**Task goal**
From the first line of the data down to and including the line with "import * as", copy everything exactly, leaving out pictures.

**Data provided**
___
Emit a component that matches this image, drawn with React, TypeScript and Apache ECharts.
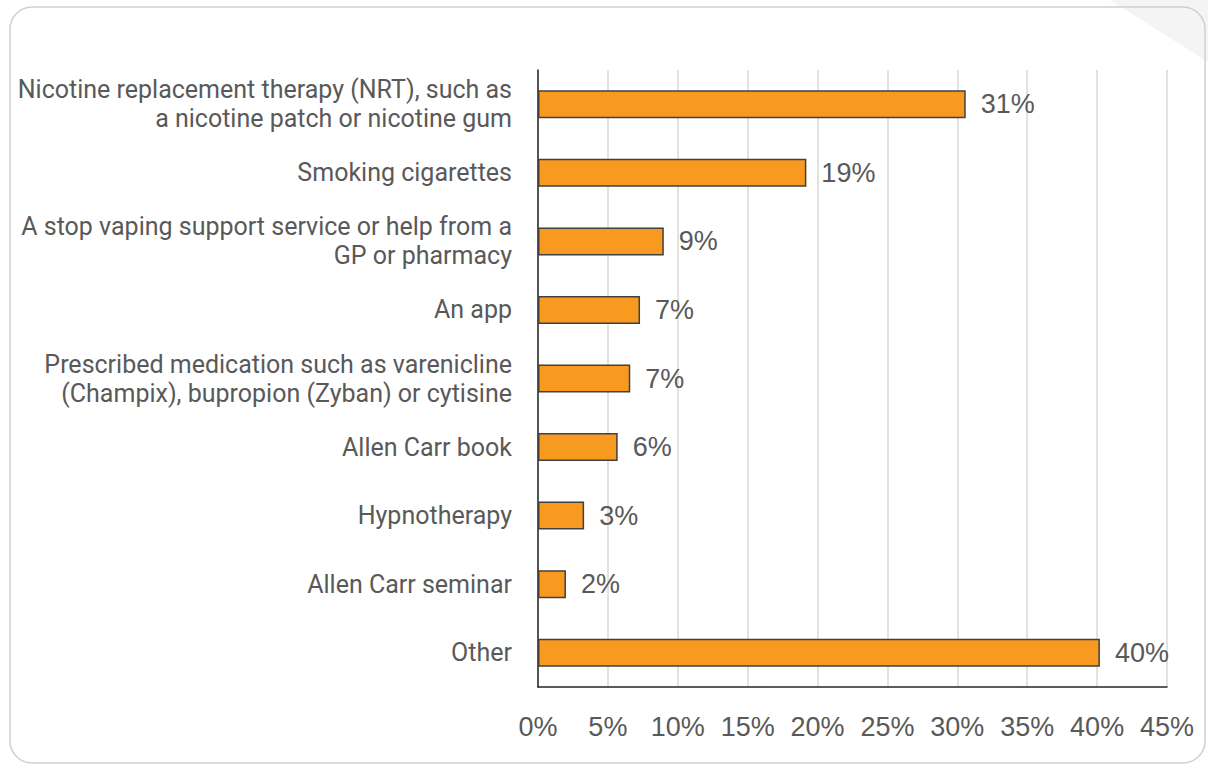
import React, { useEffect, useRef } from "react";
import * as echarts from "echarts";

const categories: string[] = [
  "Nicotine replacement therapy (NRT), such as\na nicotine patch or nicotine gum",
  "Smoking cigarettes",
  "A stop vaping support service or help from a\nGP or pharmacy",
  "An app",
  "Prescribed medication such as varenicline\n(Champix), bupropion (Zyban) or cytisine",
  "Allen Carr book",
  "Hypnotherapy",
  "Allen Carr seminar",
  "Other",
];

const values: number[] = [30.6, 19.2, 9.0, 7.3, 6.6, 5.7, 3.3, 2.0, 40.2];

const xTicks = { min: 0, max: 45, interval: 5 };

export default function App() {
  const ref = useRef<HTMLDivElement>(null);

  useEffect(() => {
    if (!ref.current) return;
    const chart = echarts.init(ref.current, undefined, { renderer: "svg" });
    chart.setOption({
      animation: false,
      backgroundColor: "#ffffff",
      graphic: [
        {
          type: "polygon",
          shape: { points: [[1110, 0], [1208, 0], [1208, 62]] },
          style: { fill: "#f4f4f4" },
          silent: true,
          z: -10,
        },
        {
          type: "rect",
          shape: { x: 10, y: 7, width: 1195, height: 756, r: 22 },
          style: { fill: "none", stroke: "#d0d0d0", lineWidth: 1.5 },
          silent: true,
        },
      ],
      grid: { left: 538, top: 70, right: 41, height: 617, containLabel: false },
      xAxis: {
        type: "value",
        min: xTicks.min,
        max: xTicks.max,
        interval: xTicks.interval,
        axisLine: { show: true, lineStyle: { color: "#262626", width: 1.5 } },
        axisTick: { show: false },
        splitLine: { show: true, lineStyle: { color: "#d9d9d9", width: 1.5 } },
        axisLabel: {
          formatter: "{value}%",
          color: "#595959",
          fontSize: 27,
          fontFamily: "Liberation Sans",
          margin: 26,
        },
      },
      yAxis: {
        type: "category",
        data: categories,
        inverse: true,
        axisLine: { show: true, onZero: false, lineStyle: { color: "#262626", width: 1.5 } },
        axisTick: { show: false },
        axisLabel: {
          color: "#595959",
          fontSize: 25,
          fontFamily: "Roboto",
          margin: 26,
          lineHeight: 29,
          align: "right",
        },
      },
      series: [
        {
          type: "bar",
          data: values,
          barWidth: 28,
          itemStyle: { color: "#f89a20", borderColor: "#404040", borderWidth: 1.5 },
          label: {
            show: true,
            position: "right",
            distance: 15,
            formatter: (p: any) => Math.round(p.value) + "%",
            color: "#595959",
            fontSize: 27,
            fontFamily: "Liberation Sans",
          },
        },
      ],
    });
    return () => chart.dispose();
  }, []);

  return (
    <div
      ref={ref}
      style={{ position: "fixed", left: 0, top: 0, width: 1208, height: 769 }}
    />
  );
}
___
**Result below**
Emit a component that matches this image, drawn with React, TypeScript and Apache ECharts.
import React, { useEffect, useRef } from "react";
import * as echarts from "echarts";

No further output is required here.